In the second stage, the research team created two more high-throughput tests using the cells with faulty GCase to assess some of the successful compounds from the first stage. One test visualized how well GCase was shepherded to the lysosome. The second test gauged GCase levels in the lysosome.
The screening funnel’s third stage paired some of the most promising proteostasis regulators from the first two stages with an effective pharmacological chaperone. The team found a regulator–chaperone combination that completely reversed lipid buildup in the lysosomes of cells with faulty GCase.
A Promising Model for Many Lysosomal Storage Disorders
Since designing their three-step process, the research team has gained a better understanding of how and where its promising chaperone molecules bind to GCase. That knowledge has helped narrow subsequent searches to compounds targeting that binding site.

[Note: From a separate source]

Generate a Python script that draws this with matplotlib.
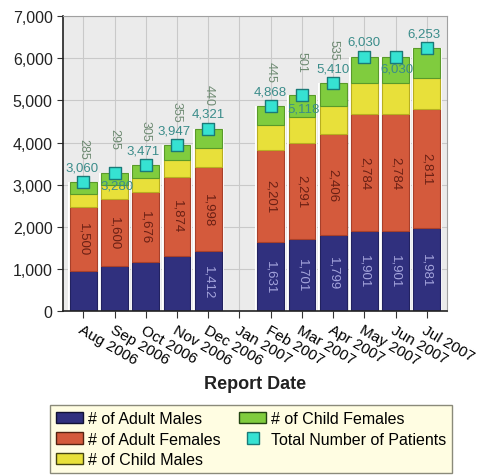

“This study demonstrates how the focus on a rare disorder like Gaucher disease can lead to insights and therapeutic strategies relevant for far more common disorders like Parkinson’s, a neurodegenerative disease afflicting millions of individuals worldwide,” said Ellen Sidransky, M.D., a co-corresponding author on the study and branch chief at NHGRI. “Our progress would not have been possible without the critical tools and expertise NCATS, NHGRI, SFU, and Roche each brought to this collaboration. It is truly a team effort.”
Sidransky has spent decades investigating Gaucher disease. She won the 2024 Breakthrough Prize in Life Sciences for discovering that mistakes in GBA1, the Gaucher gene, are the most common known genetic risk factor for developing Parkinson’s disease.
The study’s three-stage screening approach can be used for conditions beyond Gaucher and Parkinson’s diseases.
“Theoretically, any lysosomal storage disorder caused by a misfolded protein could be targeted using the approaches that we describe,” said study co-author Williams, a postdoctoral fellow in the NCATS Division of Preclinical Innovation.